Multimedia artist Valérie Hallier came to the US with a Fulbright Scholarship from her native Paris, France. She later graduated from the School of Visual Arts (Computer Arts). Through visualizing sounds such as screaming or serializing autobiographical data such as her reproductive history, Halliers work redefines portraiture in the forms of mixed-media series, immersive installations, and interactive public art. Her work challenges the patriarchal segregation created between the natural, the human, and the technology realms despite their inherent fusion. Hallier current explorations with flower petals extends to gender roles and the notion of deflowering, as in French, losing ones freshness.
Featured Sculptor
Michele Brody was born in Brooklyn, NY in 1967, she received her BA from Sarah Lawrence College in 1989 and an MFA from the School of the Art Institute of Chicago in 1994. Utilizing her strong background in the liberal arts, she creates site-specific, mixed-media installations and works of public art that are generated by the history, culture, environment, and architecture of a wide range of exhibition spaces. While living and working in such places as France, Costa Rica, California, the Midwest, Germany, and her home of New York, her art career has developed into a process of working in collaboration with each new community as a means towards developing an interpretation of the sense of a place as an outsider looking in.
Mural Artist
Kraig Blue is a born and bred native New Yorker from The Bronx. From 2005 to 2015 he lived throughout Los Angeles county; returning to his hometown in 2016. His most recent endeavor is exploring multimedia sculpture using found materials as metaphors to explore complex socially constructed ideologies and paradigms; creating multilayered assemblages as altars to become vehicles for contemplation and dialogue.
He received his BFA (2015) at the Laguna College of Art & Design in figurative sculpture, painting, and drawing, and his MFA in Studio Art from The City College of New York (2019). He is the recipient of two Conner Scholarship awards and in 2018 the Therese McCabe Ralston Conner Fellowship to study abroad throughout Cuba, and most recently he was awarded The Bronx Recognizes Its Own 2021 (BRIO) visual artist award.

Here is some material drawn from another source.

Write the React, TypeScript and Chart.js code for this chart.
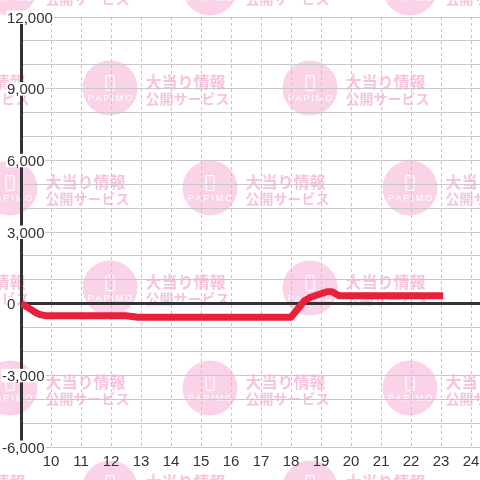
import React, { useEffect, useRef } from "react";
import { Chart, registerables } from "chart.js";

Chart.register(...registerables);

// Data (hour of day -> cumulative difference)
const HOURS = [9, 9.1, 9.3, 9.5, 9.65, 9.85, 12.5, 12.9, 18.0, 18.45, 18.65, 19.2, 19.37, 19.6, 23.07];
const DIFF = [0, -60, -220, -380, -460, -510, -510, -570, -570, 120, 270, 500, 500, 330, 330];

const X_MIN = 9;
const X_MAX = 24.3;
const X_TICKS = [9, 10, 11, 12, 13, 14, 15, 16, 17, 18, 19, 20, 21, 22, 23, 24];
const X_LABELS = [10, 11, 12, 13, 14, 15, 16, 17, 18, 19, 20, 21, 22, 23, 24];
const Y_MIN = -6000;
const Y_MAX = 12000;
const Y_LABELS = [-6000, -3000, 0, 3000, 6000, 9000, 12000];

const LABEL_FONT = '15px "Liberation Sans", Arial, sans-serif';
const TEXT_COLOR = "#333333";

function drawMark(ctx: CanvasRenderingContext2D, cx: number, cy: number) {
  ctx.save();
  ctx.fillStyle = "#fad3e8";
  ctx.beginPath();
  ctx.arc(cx, cy, 27.5, 0, Math.PI * 2);
  ctx.fill();
  // phone icon
  ctx.strokeStyle = "#ffffff";
  ctx.lineWidth = 1.2;
  ctx.beginPath();
  (ctx as any).roundRect(cx - 4, cy - 12.5, 8, 15, 1.5);
  ctx.stroke();
  ctx.beginPath();
  ctx.moveTo(cx - 1, cy - 10.5);
  ctx.lineTo(cx + 1, cy - 10.5);
  ctx.stroke();
  // PAPIMO
  ctx.fillStyle = "#ffffff";
  ctx.font = '9px "Liberation Sans Narrow", "Liberation Sans", sans-serif';
  (ctx as any).letterSpacing = "2px";
  ctx.textAlign = "center";
  ctx.textBaseline = "middle";
  ctx.fillText("PAPIMO", cx + 1, cy + 11);
  (ctx as any).letterSpacing = "0px";
  // texts
  ctx.fillStyle = "#f6c4de";
  ctx.textAlign = "left";
  ctx.font = 'bold 16px "Noto Sans CJK JP", sans-serif';
  ctx.fillText("大当り情報", cx + 35.5, cy - 6);
  ctx.font = 'bold 14px "Noto Sans CJK JP", sans-serif';
  ctx.fillText("公開サービス", cx + 35.5, cy + 11);
  ctx.restore();
}

const watermarkPlugin = {
  id: "watermark",
  beforeDraw(chart: any) {
    const ctx: CanvasRenderingContext2D = chart.ctx;
    ctx.save();
    ctx.fillStyle = "#ffffff";
    ctx.fillRect(0, 0, chart.width, chart.height);
    for (let j = 0; j < 6; j++) {
      const cy = -12 + 100 * j;
      const off = j % 2 === 1 ? 100 : 0;
      for (let cx = 10 + off - 200; cx < chart.width + 200; cx += 200) {
        drawMark(ctx, cx, cy);
      }
    }
    ctx.restore();
  },
};

const labelPlugin = {
  id: "axisLabels",
  beforeDatasetsDraw(chart: any) {
    const ctx: CanvasRenderingContext2D = chart.ctx;
    const ys = chart.scales.y;
    const xs = chart.scales.x;
    ctx.save();
    ctx.font = LABEL_FONT;
    ctx.textBaseline = "alphabetic";
    ctx.textAlign = "left";
    for (const v of Y_LABELS) {
      const y = ys.getPixelForValue(v);
      const text = v.toLocaleString("en-US");
      const minusW = v < 0 ? ctx.measureText("-").width : 0;
      const x = 7 - minusW;
      const w = ctx.measureText(text).width;
      const base = y + 5.5;
      ctx.fillStyle = "#ffffff";
      ctx.fillRect(x - 1, base - 12, w + 2, 13.5);
      ctx.fillStyle = TEXT_COLOR;
      ctx.fillText(text, x, base);
    }
    ctx.textAlign = "center";
    for (const h of X_LABELS) {
      const x = xs.getPixelForValue(h);
      ctx.fillStyle = TEXT_COLOR;
      ctx.fillText(String(h), x, 466);
    }
    ctx.restore();
  },
};

export default function App() {
  const ref = useRef<HTMLCanvasElement | null>(null);
  useEffect(() => {
    if (!ref.current) return;
    const chart = new Chart(ref.current, {
      type: "line",
      data: {
        datasets: [
          {
            data: HOURS.map((h, i) => ({ x: h, y: DIFF[i] })),
            borderColor: "#e8203a",
            borderWidth: 7,
            pointRadius: 0,
            tension: 0,
            borderJoinStyle: "round",
            borderCapStyle: "butt",
            fill: false,
          },
        ],
      },
      options: {
        animation: false,
        responsive: false,
        layout: { padding: { left: 21, top: 17, bottom: 33, right: 0 } },
        plugins: { legend: { display: false }, tooltip: { enabled: false } },
        scales: {
          x: {
            type: "linear",
            min: X_MIN,
            max: X_MAX,
            afterBuildTicks: (scale: any) => {
              scale.ticks = X_TICKS.map((v) => ({ value: v }));
            },
            ticks: { display: false },
            grid: { color: "#c4c4c4", lineWidth: 1, drawTicks: false },
            border: { display: false, dash: [3, 3] },
          },
          y: {
            type: "linear",
            min: Y_MIN,
            max: Y_MAX,
            ticks: { display: false, stepSize: 1000 },
            grid: {
              drawTicks: false,
              color: (c: any) => (c.tick && c.tick.value === 0 ? "#333333" : "#c8c8c8"),
              lineWidth: (c: any) => (c.tick && c.tick.value === 0 ? 3 : 1),
            },
            border: { display: true, color: "#333333", width: 3 },
          },
        },
      },
      plugins: [watermarkPlugin, labelPlugin],
    } as any);
    return () => chart.destroy();
  }, []);
  return (
    <div style={{ position: "absolute", left: 0, top: 0, width: 480, height: 480 }}>
      <canvas ref={ref} width={480} height={480} style={{ display: "block" }} />
    </div>
  );
}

For twenty-five years he has been a published illustrator, arts educator, musician, and exhibiting visual artist; with exhibitions in New York, Washington, DC, New Orleans, Vermont, and Southern California. Currently, he is working with the Brooklyn Museum in conjunction with their criminal justice diversion program Project Reset and the Gallery Studio Programs. In 2021 he is the recipient of the Bronx River Art Centers Artist Studio Program (ASP).